Copy-on-write and sparse files

--reflink=always can dramatically reduce work on Btrfs, XFS, APFS, and other reflink-aware filesystems. Compare results with --reflink=never to understand how much time is spent in copy-on-write system calls versus fallback copying. Sparse workloads benefit from dedicated benchmarks as well.

shell
truncate -s 4G sparse.img
fallocate -d sparse.img  # On filesystems that support punching holes
hyperfine \
  --prepare 'rm -f sparse-copy.img' \
  '../target/release/cp --sparse=always sparse.img sparse-copy.img'

Check both the elapsed time and the on-disk size of the destination (for example using du -h sparse-copy.img) to confirm sparse regions are preserved.

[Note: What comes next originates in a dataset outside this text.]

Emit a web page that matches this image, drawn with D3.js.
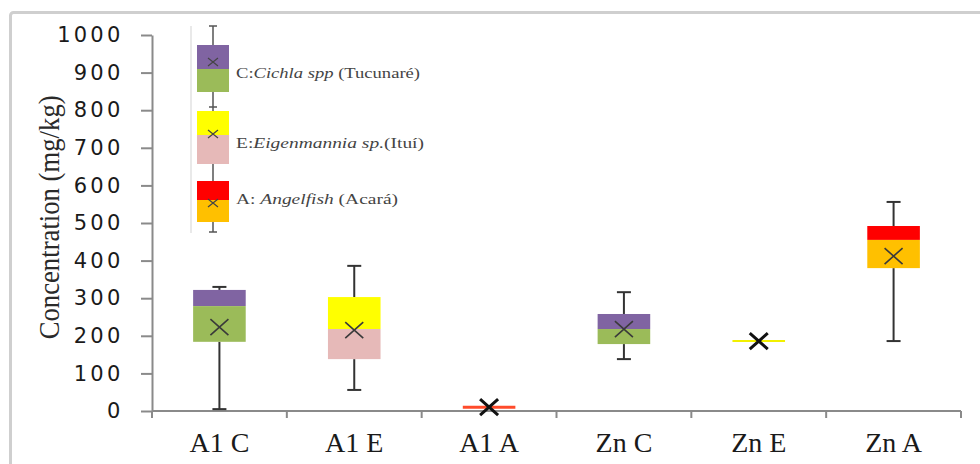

Evaluating attribute preservation and extras

Measure the incremental cost of individual options by enabling them one at a time:

  • Test --preserve=context or --preserve=xattr on files that actually carry extended attributes.
  • Evaluate ACL and SELinux handling with --archive on systems where those features are active.
  • Compare modes that remove or back up the destination (--remove-destination, --backup=numbered) to see the impact of extra file operations.

Supplementary analysis with strace -c or perf record can show which system calls dominate and guide optimization work.

Interpreting results

  • If a benchmark completes in well under a second, increase the dataset size to reduce process start-up noise.
  • Document filesystem features such as journaling, compression, or encryption that may skew results.
  • When changes are made to cp, track how system call counts, I/O patterns, and CPU time shift between runs to catch regressions early.

Use these guidelines to isolate the workloads you care about (large sequential transfers, directory-heavy copies, attribute preservation, reflink paths) and collect reproducible measurements.